Hasilnya? "Target tiap ha meningkat 0,5 ton, tetap tercapai,"
ujar Soenandar. Tahun lalu ada 45.000 ton beras yang keluar dari
Ja-Tim.
Dalam menyambut para kepala desa itu pula, Soenandar lebih
bersemangat lagi ketika menyampaikan angka pendapatan perkapita
rakyat daerahnya Tahun 1976 pendapatan per kapita baru Rp
61.000/jiwa, tahun lalu sudah mencapai Rp 110.000 per jiwa.
Soenandar mengakui ukuran itu baru bersifat makro. "Tetapi
pendapatan per kapita petani di Ja-Tim sudah mencapai Rp
4.000/jiwa. Kalau dilihat bahwa KMF (kebutuhan fisik minimum
di Ja-Tim Rp 47.000/jiwa, maka para petani umumnya sudah hidup
di atas KFM," tambahnya.
Dalam hal pendapatan per kapita ini Soenandar memang masih
prihatin kalau dilihat secara mikro di kalangan nelayan. "Di
sini memang baru Rp 24.000/jiwa. Karena itu harus segera dilipat
duakan," katanya pula.
Yang juga menonjol adalah program pengendalian penduduk. Tahun
lalu misalnya, seperti dikatakan Soenandar di Ponorogo menjelang
Ramadhan lalu, angka pertambahan penduduk di JaTim sudah tinggal
1,6 persen. "Bahkan di beberapa kabupaten sudah di bawah I
persen," katanya. Meski begitu Soenandar memang masih harus
prihatin. Dengan penduduk 29.000.000 jiwa, biarpun prosentase
pertambahan penduduknya rendah, tapi masih ada "500 bayi yang
lahir setiap tahun. Cukup untuk mengisi propinsi Bengkulu,"
katanya.
Pada gilirannya hal pertambahan penduduk itu akan mendesak
angkatan kerja yang setiap tahun bertambah 200.000, sedang
lapangan kerja yang tersedia rata-rata 50.000 per tahun. Seperti
menarik satu kesimpulan, Soenandar akhirnya mengatakan bahwa
"kesejahteraan masyarakat terus meningkat, sebab laju
pertambahan penduduk hanya 1,6 persen sedang laju pertumbuhan
ekonomi di Ja-Tim 6,7 persen," katanya.
Kalau begitu, mengapa tidak dapat Parasamya? "Mungkin karena
Jawa Timur belum bisa bebas banjir. Banjir sewaktu-waktu masih
mengancam," ujar seorang walikota. Ucapan ini barangkali ada
benarnya. Sebab sepertiga Tulungagung masih tergenang tiap
tahun. Daerah Lamongan masih harus menderita akibat kiriman
bengawan Solo. Madiun masih bobol terus. Kediri belum bebas
benar. Bahkan Surabaya sendiri di mana-mana masih digenangi air.
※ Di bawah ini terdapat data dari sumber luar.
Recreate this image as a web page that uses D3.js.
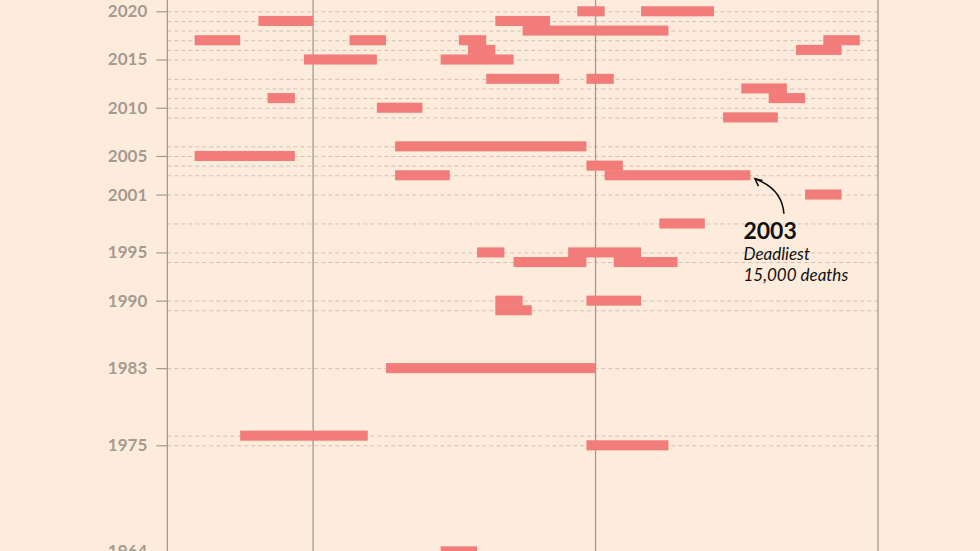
<!DOCTYPE html>
<html>
<head>
<meta charset="utf-8">
<script src="https://cdn.jsdelivr.net/npm/d3@7"></script>
<style>
  html, body { margin: 0; padding: 0; background: #fdecdc; }
  svg { display: block; }
</style>
</head>
<body>
<svg id="chart" width="980" height="551"></svg>
<script>
// ---- data (heatwave periods, start and end inclusive, MM-DD) ----
const years  = [2020, 2020, 2019, 2019, 2018, 2017, 2017, 2017, 2017, 2016, 2016, 2015, 2015,
                2013, 2013, 2012, 2011, 2011, 2010, 2009, 2006, 2005, 2004, 2003, 2003,
                2001, 1998, 1995, 1995, 1994, 1994, 1990, 1990, 1989, 1983, 1976, 1975, 1964];
const starts = ["07-30","08-06","06-25","07-21","07-24","06-18","07-05","07-17","08-26","07-18","08-23","06-30","07-15",
                "07-20","07-31","08-17","06-26","08-20","07-08","08-15","07-10","06-18","07-31","07-10","08-02",
                "08-24","08-08","07-19","07-29","07-23","08-03","07-21","07-31","07-21","07-09","06-23","07-31","07-15"];
const ends   = ["08-01","08-13","06-30","07-26","08-08","06-22","07-08","07-19","08-29","07-20","08-27","07-07","07-22",
                "07-27","08-02","08-21","06-28","08-23","07-12","08-20","07-30","06-28","08-03","07-15","08-17",
                "08-27","08-12","07-21","08-05","07-30","08-09","07-23","08-05","07-24","07-31","07-06","08-08","07-18"];
const yearTickLabels = [2020, 2015, 2010, 2005, 2001, 1995, 1990, 1983, 1975, 1964];
const monthLines = ["06-15", "07-01", "08-01", "09-01"];
const annotationYear = 2003;
const annotationTitle = "2003";
const annotationLines = ["Deadliest", "15,000 deaths"];

// ---- helpers ----
const REF = 2001;
const toDate = s => new Date(Date.UTC(REF, +s.slice(0, 2) - 1, +s.slice(3, 5)));
const nextDay = d => new Date(d.getTime() + 86400000);

const events = years.map((y, i) => ({ year: y, start: toDate(starts[i]), end: nextDay(toDate(ends[i])) }));
const gridYears = Array.from(new Set(years));

// ---- scales ----
const x = d3.scaleUtc()
  .domain([toDate("06-15"), toDate("09-01")])
  .range([167.3, 878]);
const y = d3.scaleLinear()
  .domain([2020, 1964])
  .range([11.3, 551.4]);
const step = Math.abs(y(2019) - y(2020));

const svg = d3.select("#chart");
svg.append("rect").attr("width", 980).attr("height", 551).attr("fill", "#fdecdc");

// dashed gridlines for each year with an event
const grid = svg.append("g")
  .attr("transform", `translate(${x.range()[0]},0)`)
  .call(d3.axisLeft(y).tickValues(gridYears).tickSize(-(x.range()[1] - x.range()[0])).tickFormat(""));
grid.select(".domain").remove();
grid.selectAll(".tick line")
  .attr("stroke", "#cfc2b5")
  .attr("stroke-width", 1)
  .attr("stroke-dasharray", "4,3");

// vertical month lines
svg.append("g").selectAll("line")
  .data(monthLines.map(toDate))
  .join("line")
  .attr("x1", d => x(d)).attr("x2", d => x(d))
  .attr("y1", 0).attr("y2", 551)
  .attr("stroke", "#a29b95")
  .attr("stroke-width", 1.3);

// y axis labels and ticks
const yAxis = svg.append("g")
  .attr("transform", `translate(${x.range()[0]},0)`)
  .call(d3.axisLeft(y).tickValues(yearTickLabels).tickSize(11).tickPadding(9).tickFormat(d3.format("d")));
yAxis.select(".domain").remove();
yAxis.selectAll(".tick line").attr("stroke", "#a39a90").attr("stroke-width", 1.2);
yAxis.selectAll(".tick text")
  .attr("fill", "#a69b90")
  .attr("font-family", "Lato, 'Noto Sans', sans-serif")
  .attr("font-weight", 700)
  .attr("font-size", 17);

// bars
svg.append("g").selectAll("rect")
  .data(events)
  .join("rect")
  .attr("x", d => x(d.start))
  .attr("width", d => x(d.end) - x(d.start))
  .attr("y", d => y(d.year) - step / 2 - 0.2)
  .attr("height", step + 0.4)
  .attr("fill", "#f17c79");

// annotation for 2003
const ann = events.filter(d => d.year === annotationYear).reduce((a, b) => (a.end > b.end ? a : b));
const ax = x(ann.end), ay = y(annotationYear);
const g = svg.append("g").attr("font-family", "Lato, 'Noto Sans', sans-serif").attr("fill", "#111");
g.append("text")
  .attr("x", ax - 7).attr("y", ay + 64)
  .attr("font-size", 23).attr("font-weight", 700)
  .text(annotationTitle);
g.selectAll("text.line")
  .data(annotationLines)
  .join("text")
  .attr("class", "line")
  .attr("x", ax - 7)
  .attr("y", (d, i) => ay + 84.5 + i * 21.5)
  .attr("font-size", 17)
  .attr("font-style", "italic")
  .text(d => d);

const tipX = ax + 4.5, tipY = ay + 3.5;
g.append("path")
  .attr("d", `M${tipX + 29},${tipY + 35} Q${tipX + 27},${tipY + 10} ${tipX + 1},${tipY + 0.5}`)
  .attr("fill", "none").attr("stroke", "#111").attr("stroke-width", 1.6);
g.append("path")
  .attr("d", `M${tipX + 7.5},${tipY + 1.8} L${tipX},${tipY} L${tipX + 3.5},${tipY + 7.3}`)
  .attr("fill", "none").attr("stroke", "#111").attr("stroke-width", 1.6)
  .attr("stroke-linejoin", "miter");
</script>
</body>
</html>
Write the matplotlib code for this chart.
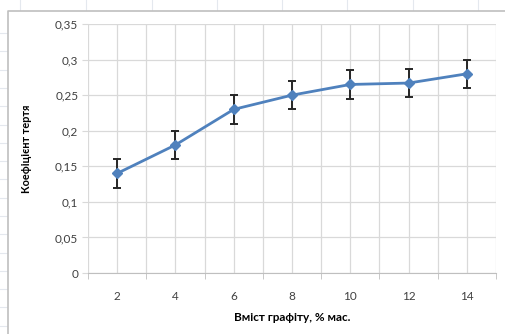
import matplotlib
matplotlib.use("Agg")
from matplotlib import pyplot as plt
from matplotlib.lines import Line2D
import numpy as np

# дані
graphite = ["2", "4", "6", "8", "10", "12", "14"]
friction = [0.14, 0.18, 0.23, 0.25, 0.265, 0.267, 0.28]
err = [0.02, 0.02, 0.02, 0.02, 0.02, 0.02, 0.02]
y_ticks = [0, 0.05, 0.1, 0.15, 0.2, 0.25, 0.3, 0.35]
y_labels = ["0", "0,05", "0,1", "0,15", "0,2", "0,25", "0,3", "0,35"]

plt.rcParams['font.family'] = ['Lato', 'DejaVu Sans']

W, H = 506, 334
fig = plt.figure(figsize=(W / 100, H / 100), dpi=100)

# фон таблиці Excel
for yy in np.arange(33, H, 18.3):
    fig.add_artist(Line2D([0, 7 / W], [1 - yy / H] * 2, color="#e4e8ee", lw=0.8))
for xx in [20, 86, 152, 217, 282, 347, 413, 478]:
    fig.add_artist(Line2D([xx / W] * 2, [1, 1 - 10 / H], color="#e4e8ee", lw=0.8))
# рамка діаграми
fig.add_artist(Line2D([8 / W, 8 / W, 1], [0, 1 - 11 / H, 1 - 11 / H], color="#bfbfbf", lw=1.2))

ax = fig.add_axes([88 / W, 1 - 273 / H, 408 / W, 249 / H])
x = np.arange(len(graphite))

ax.errorbar(x, friction, yerr=err, color="#4f81bd", lw=2, marker="D", ms=5.5,
            ecolor="#262626", elinewidth=1.4, capsize=3, capthick=1.4, zorder=3)

ax.set_xlim(-0.5, len(graphite) - 0.5)
ax.set_ylim(0, 0.35)
ax.set_yticks(y_ticks)
ax.set_yticklabels(y_labels)
ax.set_xticks(x)
ax.set_xticklabels(graphite)
ax.set_xticks(np.arange(-0.5, len(graphite)), minor=True)

ax.grid(True, which="both", color="#d9d9d9", lw=0.9)
ax.set_axisbelow(True)
for s in ["top", "right", "left"]:
    ax.spines[s].set_visible(False)
ax.spines["bottom"].set_color("#bfbfbf")

ax.tick_params(axis="x", which="major", length=0, pad=13, labelsize=8.5, labelcolor="#404040")
ax.tick_params(axis="x", which="minor", length=4, color="#bfbfbf")
ax.tick_params(axis="y", length=4, color="#d9d9d9", pad=3, labelsize=8.5, labelcolor="#404040")

ax.set_xlabel("Вміст графіту, % мас.", fontsize=8.5, fontweight="bold", labelpad=7)
ax.set_ylabel("Коефіцієнт тертя", fontsize=7.8, fontweight="bold")
ax.yaxis.set_label_coords(-56 / 408, 0.5)

fig.savefig("out.png", dpi=100)
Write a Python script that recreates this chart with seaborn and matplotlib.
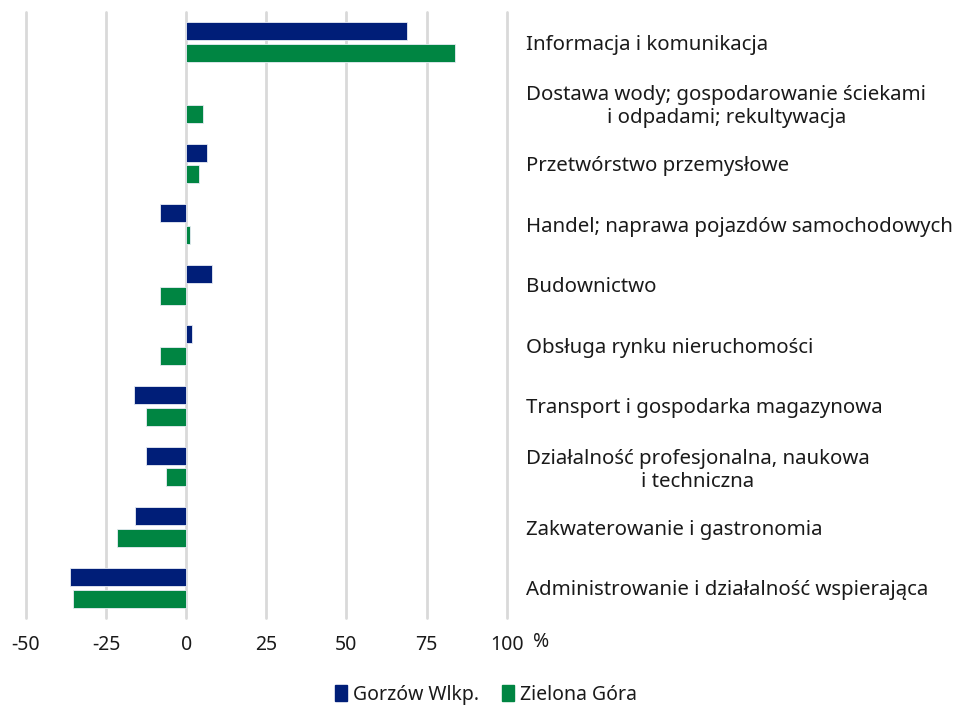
import seaborn as sns
import matplotlib.pyplot as plt
import pandas as pd
import numpy as np

sns.set_theme(style="white")
plt.rcParams['font.family'] = ['Noto Sans', 'DejaVu Sans']

# data (percent change)
categories = [
    "Informacja i komunikacja",
    "Dostawa wody; gospodarowanie ściekami\ni odpadami; rekultywacja",
    "Przetwórstwo przemysłowe",
    "Handel; naprawa pojazdów samochodowych",
    "Budownictwo",
    "Obsługa rynku nieruchomości",
    "Transport i gospodarka magazynowa",
    "Działalność profesjonalna, naukowa\ni techniczna",
    "Zakwaterowanie i gastronomia",
    "Administrowanie i działalność wspierająca",
]
gorzow = [69.0, np.nan, 6.4, -8.3, 8.0, 1.8, -16.4, -12.7, -15.9, -36.3]
zielona = [84.0, 5.2, 4.1, 1.3, -8.3, -8.3, -12.4, -6.3, -21.5, -35.2]
series = ["Gorzów Wlkp.", "Zielona Góra"]
colors = ["#001E78", "#008542"]
x_ticks = [-50, -25, 0, 25, 50, 75, 100]

df = pd.DataFrame({"category": categories * 2,
                   "value": gorzow + zielona,
                   "city": [series[0]] * len(categories) + [series[1]] * len(categories)})

fig = plt.figure(figsize=(9.57, 7.05), dpi=100)
ax = fig.add_axes([26 / 957, 1 - 618 / 705, (506.7 - 26) / 957, (618 - 12) / 705])

# grid lines behind the bars
for t in x_ticks:
    ax.axvline(t, color="#D9D9D9", lw=2, zorder=0, clip_on=False)

sns.barplot(data=df, y="category", x="value", hue="city", orient="h",
            palette=colors, saturation=1, width=0.72, gap=0.18, edgecolor="#e8ecf4",
            linewidth=0.6, ax=ax, legend=False, zorder=2)

ax.set_xlim(-50, 100)
ax.set_ylim(len(categories) - 0.5, -0.5)
ax.set_xticks(x_ticks)
ax.set_xticklabels([str(t) for t in x_ticks])
ax.set_xlabel("")
ax.set_ylabel("")
sns.despine(ax=ax, left=True, bottom=True)

ax.yaxis.tick_right()
ax.tick_params(axis="y", length=0, pad=14, labelsize=14.7, labelcolor="#1a1a1a")
ax.tick_params(axis="x", length=0, pad=12, labelsize=14, labelcolor="#1a1a1a")
for lab in ax.get_yticklabels():
    lab.set_horizontalalignment("left")
    lab.set_multialignment("center")

fig.text(541 / 957, 1 - 642 / 705, "%", fontsize=14, color="#1a1a1a",
         ha="center", va="center")

handles = [plt.Rectangle((0, 0), 1, 1, color=c) for c in colors]
fig.legend(handles, series, loc="center", bbox_to_anchor=(486 / 957, 10 / 705),
           ncol=2, frameon=False, fontsize=14, handlelength=0.6, handleheight=0.9,
           handletextpad=0.3, columnspacing=1.2, labelcolor="#1a1a1a")

fig.savefig("out.png", dpi=100)
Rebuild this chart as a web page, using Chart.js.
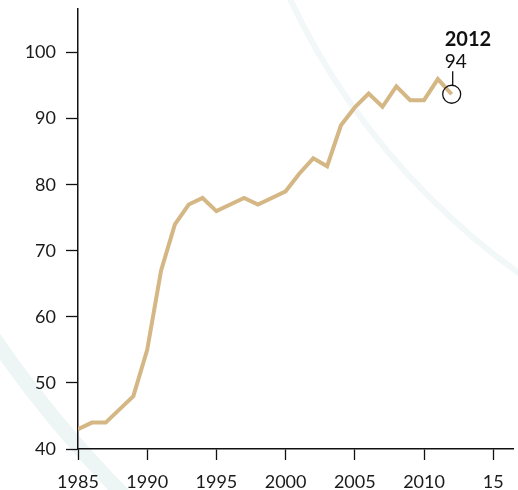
<!DOCTYPE html>
<html>
<head>
<meta charset="utf-8">
<script src="https://cdn.jsdelivr.net/npm/chart.js@4/dist/chart.umd.min.js"></script>
<style>
  html, body { margin: 0; padding: 0; background: #ffffff; }
  #wrap { width: 518px; height: 490px; position: relative; }
</style>
</head>
<body>
<div id="wrap"><canvas id="c"></canvas></div>
<script>
// ---- data ----
const years = [1985, 1986, 1987, 1988, 1989, 1990, 1991, 1992, 1993, 1994,
               1995, 1996, 1997, 1998, 1999, 2000, 2001, 2002, 2003, 2004,
               2005, 2006, 2007, 2008, 2009, 2010, 2011, 2012];
const values = [43, 44, 44, 46, 48, 55, 67, 74, 77, 78,
                76, 77, 78, 77, 78, 79, 81.7, 84, 82.8, 89,
                91.7, 93.8, 91.8, 94.9, 92.8, 92.8, 96, 93.7];
const yTicks = [40, 50, 60, 70, 80, 90, 100];
const xTicks = [1985, 1990, 1995, 2000, 2005, 2010, 2015];
const xTickLabels = ['1985', '1990', '1995', '2000', '2005', '2010', '15'];

const points = years.map((y, i) => ({ x: y, y: values[i] }));
const lastIdx = values.length - 1;

const FONT = 'Lato, "Open Sans", sans-serif';

const bgPlugin = {
  id: 'bg',
  beforeDraw(chart) {
    const ctx = chart.ctx;
    ctx.save();
    ctx.fillStyle = '#ffffff';
    ctx.fillRect(0, 0, chart.width, chart.height);
    ctx.strokeStyle = '#f2f8f8';
    ctx.lineWidth = 6;
    ctx.beginPath();
    ctx.arc(931, -304, 709, 0, Math.PI * 2);
    ctx.stroke();
    ctx.strokeStyle = '#eef6f5';
    ctx.lineWidth = 15;
    ctx.beginPath();
    ctx.arc(931, -304, 1136, 0, Math.PI * 2);
    ctx.stroke();
    ctx.restore();
  }
};

const annotPlugin = {
  id: 'annot',
  afterDatasetsDraw(chart) {
    const ctx = chart.ctx;
    const xs = chart.scales.x, ys = chart.scales.y;
    const px = xs.getPixelForValue(years[lastIdx]);
    const py = ys.getPixelForValue(values[lastIdx]);
    ctx.save();
    ctx.strokeStyle = '#111';
    ctx.lineWidth = 1.3;
    ctx.beginPath();
    ctx.moveTo(px + 1, py - 9);
    ctx.lineTo(px + 1, py - 23);
    ctx.stroke();
    ctx.fillStyle = '#111';
    ctx.textAlign = 'left';
    ctx.textBaseline = 'alphabetic';
    ctx.font = 'bold 20px ' + FONT;
    ctx.fillText(String(years[lastIdx]), px - 7, py - 48);
    ctx.font = '19px ' + FONT;
    ctx.fillText(String(Math.round(values[lastIdx])), px - 7, py - 26);
    ctx.restore();
  }
};

new Chart(document.getElementById('c'), {
  type: 'line',
  data: {
    datasets: [{
      data: points,
      borderColor: '#d4b784',
      borderWidth: 4,
      tension: 0,
      borderJoinStyle: 'miter',
      fill: false,
      pointRadius: values.map((v, i) => i === lastIdx ? 9 : 0),
      pointBackgroundColor: 'rgba(0,0,0,0)',
      pointBorderColor: '#111',
      pointBorderWidth: 1.3,
      pointHoverRadius: 0
    }]
  },
  options: {
    responsive: true,
    maintainAspectRatio: false,
    animation: false,
    events: [],
    layout: { autoPadding: false, padding: { top: 9, right: 5, left: 0, bottom: 0 } },
    plugins: { legend: { display: false }, tooltip: { enabled: false } },
    scales: {
      x: {
        type: 'linear',
        min: 1985,
        max: 2016.43,
        afterFit(s) { s.height = 41; s.paddingLeft = 0; s.paddingRight = 0; },
        afterBuildTicks(s) { s.ticks = xTicks.map(v => ({ value: v })); },
        grid: { drawOnChartArea: false, drawTicks: true, tickLength: 11, tickColor: '#111', tickWidth: 1.3 },
        border: { display: true, color: '#111', width: 1.5 },
        ticks: {
          autoSkip: false,
          maxRotation: 0,
          padding: 11,
          color: '#1a1a1a',
          font: { family: FONT, size: 18 },
          callback(v) { const i = xTicks.indexOf(v); return i >= 0 ? xTickLabels[i] : ''; }
        }
      },
      y: {
        type: 'linear',
        min: 40,
        max: 106.6,
        afterFit(s) { s.width = 78; s.paddingTop = 0; s.paddingBottom = 0; },
        afterBuildTicks(s) { s.ticks = yTicks.map(v => ({ value: v })); },
        grid: { drawOnChartArea: false, drawTicks: true, tickLength: 12, tickColor: '#111', tickWidth: 1.3 },
        border: { display: true, color: '#111', width: 1.5 },
        ticks: {
          padding: 10,
          color: '#1a1a1a',
          font: { family: FONT, size: 18 }
        }
      }
    }
  },
  plugins: [bgPlugin, annotPlugin]
});
</script>
</body>
</html>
Soenandar sendiri, di samping diucapkannya juga kelihatan tidak
sabar ingin untuk meningkatkan kesejahteraan petani dan
nelayan. Hampir sepertiga waktunya dipakai untuk berada di
daerah-daerah. Makanya ketika kakinya cidera dan harus istirahat
3 bulan "rasanya malu," katanya. Karena itu sambil
terpincang-pincang tetap saja meninjau daerah-daerah sambil
mengenakan tongkat penyangga.
Di kalangan pegawai, gubernur yang Letnan Jenderal ini dikenal
lebih luwes. "Pak Noer justru lebih kelihatan militer," ujar
seorang bupati. "Saya belum pernah melihat pak Nandar (begitu
panggilan akrabnya) marah di depan umum. Meski begitu selalu
tegas d alam instruksi," tambahnya. "Beliau jarang bicara keras,
tapi sering memberi disposisi dengan tinta merah. Penanya lebih
tajam dari pada bicaranya," ujar seorang di gubernuran.